Ong Beng Seng steps down as Managing Director of Hotel Properties Limited after 45 years due to health concerns.

Singapore – Hotel Properties Limited (HPL) enters a new era as billionaire founder Ong Beng Seng prepares to step down as managing director at the upcoming annual general meeting on April 29. Ong’s departure closes a 45-year chapter in which he led the company since its inception in 1980 and shaped it into a global luxury hospitality powerhouse.

Ong exits as he faces legal proceedings tied to one of Singapore’s most high-profile political scandals. The 79-year-old Malaysian tycoon plans to plead guilty later this month to a charge of obstructing justice in connection with the corruption case involving former transport minister S. Iswaran. Authorities accuse Ong of giving Iswaran lavish gifts, including flights and hotel stays. A court sentenced the former minister in October 2024 to one year in jail.

In a filing to the Singapore Exchange, HPL stated that Ong “wishes to devote more time to manage his medical conditions,” aligning with reports that he is battling multiple myeloma, a type of blood cancer. Bloomberg reported that the court granted Ong more time to enter his plea as he sought additional medical reports.

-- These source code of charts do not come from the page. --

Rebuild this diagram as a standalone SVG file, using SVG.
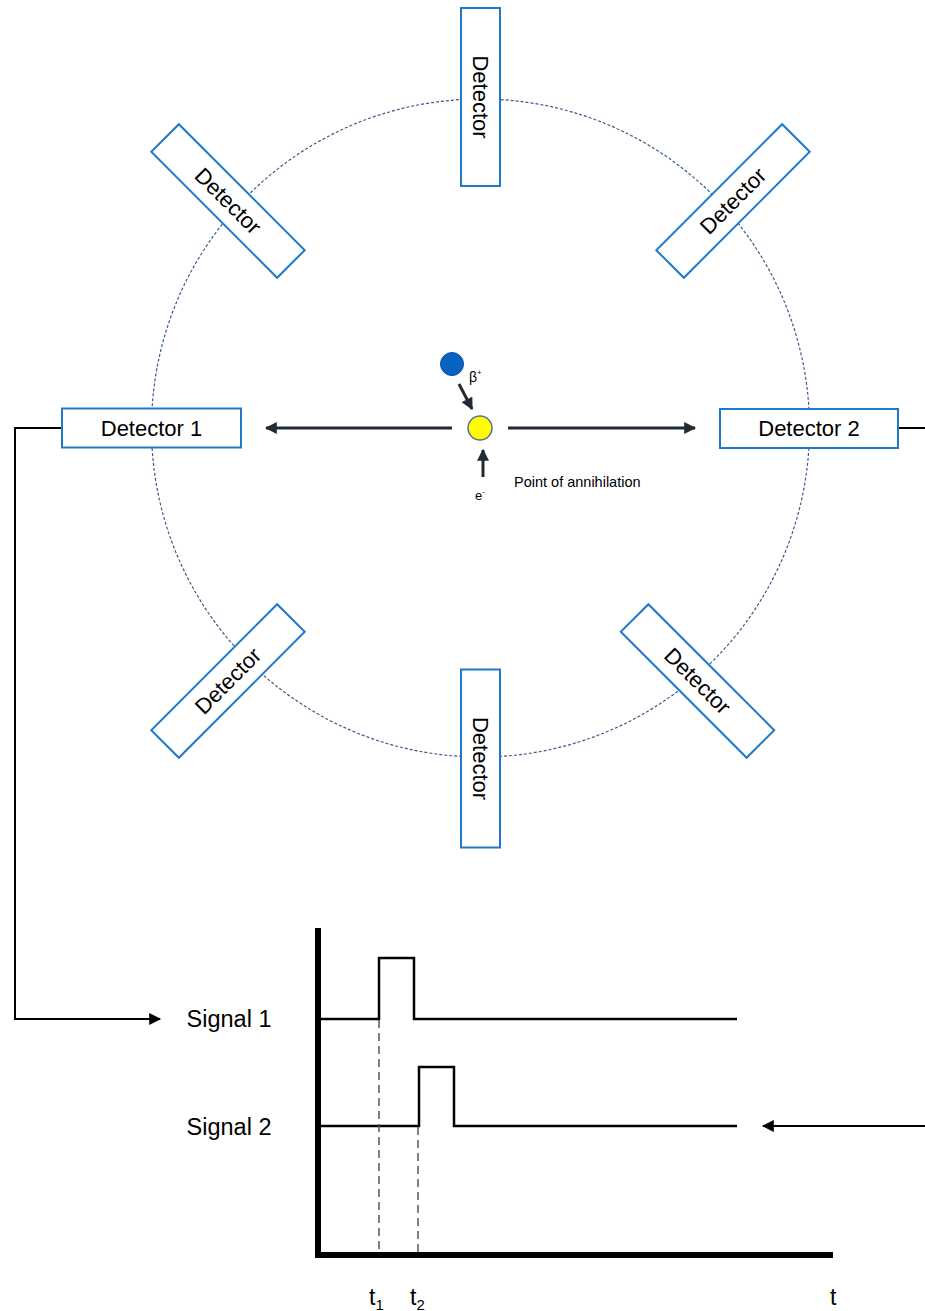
<svg xmlns="http://www.w3.org/2000/svg" width="925" height="1311" viewBox="0 0 925 1311">
<style>
  .det { fill: #ffffff; stroke: #1f78c8; stroke-width: 2; }
  .lbl { font-family: "Liberation Sans", Arial, sans-serif; fill: #000; }
  .dl { font-size: 22px; text-anchor: middle; dominant-baseline: central; }
  .ray { stroke: #222a35; stroke-width: 3; fill: none; }
  .wire { stroke: #000; stroke-width: 2; fill: none; }
  .sig { stroke: #000; stroke-width: 2.5; fill: none; }
  .axis { stroke: #000; stroke-width: 6; fill: none; }
  .dash { stroke: #555; stroke-width: 1.5; stroke-dasharray: 8 5; fill: none; }
</style>
<defs>
  <marker id="rayhead" viewBox="0 0 10 10" refX="9" refY="5" markerWidth="4.2" markerHeight="4" orient="auto">
    <path d="M0,0 L10,5 L0,10 z" fill="#222a35"/>
  </marker>
  <marker id="wirehead" viewBox="0 0 10 10" refX="9" refY="5" markerWidth="15" markerHeight="12" markerUnits="userSpaceOnUse" orient="auto">
    <path d="M0,0 L10,5 L0,10 z" fill="#000"/>
  </marker>
</defs>

<!-- detector ring -->
<circle cx="480.5" cy="428" r="329" fill="none" stroke="#3d5a8a" stroke-width="1.2" stroke-dasharray="3 2"/>

<!-- connectors -->
<g id="connectors">
  <line class="ray" x1="452" y1="428" x2="266" y2="428" marker-end="url(#rayhead)"/>
  <line class="ray" x1="508" y1="428" x2="695" y2="428" marker-end="url(#rayhead)"/>
  <line class="ray" x1="459" y1="384" x2="472" y2="409" marker-end="url(#rayhead)"/>
  <line class="ray" x1="483" y1="477" x2="483" y2="450" marker-end="url(#rayhead)"/>
  <polyline class="wire" points="62,428 15,428 15,1019 160,1019" marker-end="url(#wirehead)"/>
  <line class="wire" x1="898" y1="428" x2="925" y2="428"/>
  <line class="wire" x1="925" y1="1126" x2="763" y2="1126" marker-end="url(#wirehead)"/>
</g>

<!-- detectors -->
<g id="det-top" transform="translate(480.5,97)">
  <rect class="det" x="-19.5" y="-89" width="39" height="178"/>
  <text class="lbl dl" transform="rotate(90)">Detector</text>
</g>
<g id="det-bottom" transform="translate(480.5,758.5)">
  <rect class="det" x="-19.5" y="-89" width="39" height="178"/>
  <text class="lbl dl" transform="rotate(90)">Detector</text>
</g>
<g id="det-1" transform="translate(151.5,428)">
  <rect class="det" x="-89.5" y="-19.5" width="179" height="39"/>
  <text class="lbl dl">Detector 1</text>
</g>
<g id="det-2" transform="translate(809,428.5)">
  <rect class="det" x="-89" y="-19.5" width="178" height="39"/>
  <text class="lbl dl">Detector 2</text>
</g>
<g id="det-top-left" transform="translate(228,201) rotate(45)">
  <rect class="det" x="-89" y="-19.5" width="178" height="39"/>
  <text class="lbl dl">Detector</text>
</g>
<g id="det-top-right" transform="translate(733,201) rotate(-45)">
  <rect class="det" x="-89" y="-19.5" width="178" height="39"/>
  <text class="lbl dl">Detector</text>
</g>
<g id="det-bottom-left" transform="translate(228,681) rotate(-45)">
  <rect class="det" x="-89" y="-19.5" width="178" height="39"/>
  <text class="lbl dl">Detector</text>
</g>
<g id="det-bottom-right" transform="translate(697.5,681) rotate(45)">
  <rect class="det" x="-89" y="-19.5" width="178" height="39"/>
  <text class="lbl dl">Detector</text>
</g>

<!-- particles -->
<g id="positron">
  <circle cx="452" cy="364" r="11.5" fill="#0a63c0" stroke="#0a50a0" stroke-width="1"/>
  <text class="lbl" x="469" y="382" font-size="14">β<tspan font-size="8" dy="-7">+</tspan></text>
</g>
<g id="annihilation">
  <circle cx="480" cy="428" r="12" fill="#ffff00" stroke="#5a6e96" stroke-width="1.5"/>
  <text class="lbl" x="514" y="487" font-size="14.5">Point of annihilation</text>
</g>
<g id="electron">
  <text class="lbl" x="475" y="500" font-size="13">e<tspan font-size="8" dy="-6">-</tspan></text>
</g>

<!-- timing chart -->
<g id="chart">
  <polyline class="axis" points="318,928 318,1255 833,1255"/>
  <polyline class="sig" points="320,1019 379,1019 379,958 414,958 414,1019 737,1019"/>
  <polyline class="sig" points="320,1126 419,1126 419,1067 454,1067 454,1126 737,1126"/>
  <line class="dash" x1="379" y1="1020" x2="379" y2="1252"/>
  <line class="dash" x1="418" y1="1127" x2="418" y2="1252"/>
  <text class="lbl" x="229" y="1027" font-size="23.5" text-anchor="middle">Signal 1</text>
  <text class="lbl" x="229" y="1135" font-size="23.5" text-anchor="middle">Signal 2</text>
  <text class="lbl" x="369" y="1305" font-size="23">t<tspan font-size="15" dy="5">1</tspan></text>
  <text class="lbl" x="410" y="1305" font-size="23">t<tspan font-size="15" dy="5">2</tspan></text>
  <text class="lbl" x="830" y="1305" font-size="23">t</text>
</g>
</svg>
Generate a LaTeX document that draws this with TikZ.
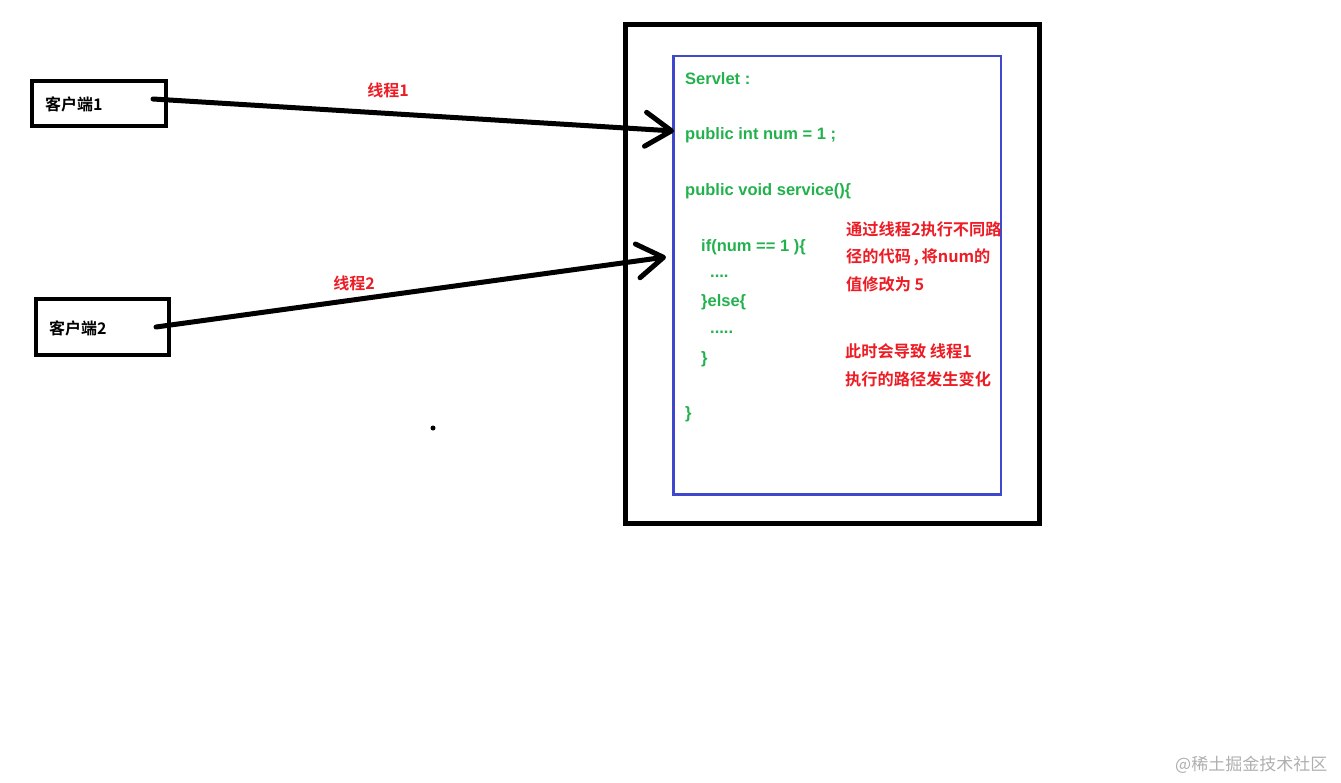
\documentclass[tikz,border=0pt]{standalone}
\usepackage{fontspec}
\usetikzlibrary{arrows.meta}
\newfontfamily\cjk{Noto Sans CJK SC}[BoldFont={Noto Sans CJK SC Bold}]
\newfontfamily\codefont{Liberation Sans}
\definecolor{pgreen}{RGB}{34,177,76}
\definecolor{pred}{RGB}{237,28,36}
\definecolor{pblue}{RGB}{63,72,204}
\definecolor{wgray}{RGB}{175,175,175}
\tikzset{
  box/.style={draw=black, line width=4pt},
  code/.style={anchor=west, inner sep=0pt, text=pgreen, font=\codefont\bfseries\fontsize{16.5}{19}\selectfont},
  note/.style={anchor=west, inner sep=0pt, text=pred, font=\cjk\bfseries\fontsize{16.2}{20}\selectfont},
  lbl/.style={inner sep=0pt, text=pred, font=\cjk\bfseries\fontsize{16}{19}\selectfont},
  ctext/.style={anchor=west, inner sep=0pt, font=\cjk\bfseries\fontsize{16}{19}\selectfont},
  thread/.style={line width=5pt, line cap=round, line join=round,
    -{Straight Barb[length=26pt, width=34pt, line cap=round, line join=round]}},
}
\begin{document}
\begin{tikzpicture}[x=1pt,y=-1pt]
\useasboundingbox (0,0) rectangle (1341,782);
% client boxes
\draw[box] (32,81) rectangle (166,126);
\draw[box] (36,299) rectangle (169,355);
\node[ctext] (c1) at (45,104) {客户端1};
\node[ctext] (c2) at (49,328) {客户端2};
% server boxes
\draw[line width=5pt] (625.5,24.5) rectangle (1039.5,523.5);
\draw[pblue, line width=2.5pt] (673.5,56) rectangle (1001,494.5);
% arrows
\coordinate (s1) at (153,99);
\coordinate (t1) at (674,131);
\coordinate (s2) at (156,327);
\coordinate (t2) at (666,257);
\draw[thread] (s1) -- (t1);
\draw[thread] (s2) -- (t2);
\node[lbl] (l1) at (388,90) {线程1};
\node[lbl] (l2) at (354,283) {线程2};
\fill (433,428) circle (2.5pt);
% code
\node[code] (k1) at (685,79) {Servlet :};
\node[code] (k2) at (685,135) {public int num = 1 ;};
\node[code] (k3) at (685,191) {public void service()\{};
\node[code] (k4) at (701,247) {if(num == 1 )\{};
\node[code] (k5) at (710,276) {....};
\node[code] (k6) at (701,302) {\}else\{};
\node[code] (k7) at (710,332) {.....};
\node[code] (k8) at (701,359) {\}};
\node[code] (k9) at (685,414) {\}};
% notes
\node[note] (n1) at (846,229) {通过线程2执行不同路};
\node[note] (n2) at (846,257) {径的代码\,,\,将num的};
\node[note] (n3) at (846,284) {值修改为 5};
\node[note] (n4) at (845,351) {此时会导致 线程1};
\node[note] (n5) at (845,379) {执行的路径发生变化};
% watermark
\node[anchor=west, inner sep=0pt, text=wgray, font=\cjk\fontsize{17}{20}\selectfont] (wm) at (1175,765) {@稀土掘金技术社区};
\end{tikzpicture}
\end{document}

Ong continues to control a majority stake in HPL, holding about 60% of the company with his wife, Christina Ong. The company maintains a portfolio of 41 hotels across 17 countries, partnering with luxury brands such as Four Seasons, COMO Hotels & Resorts, and Marriott International.

HPL has not yet named a successor, but executive directors Christopher Lim and Stephen Lau will continue managing the company. Investors reacted positively to the announcement, sending HPL’s shares up, a signal of cautious confidence in the firm’s stability beyond Ong’s leadership.

Although Ong steps back from daily operations, he retains a significant role in shaping Singapore’s hospitality and business landscape.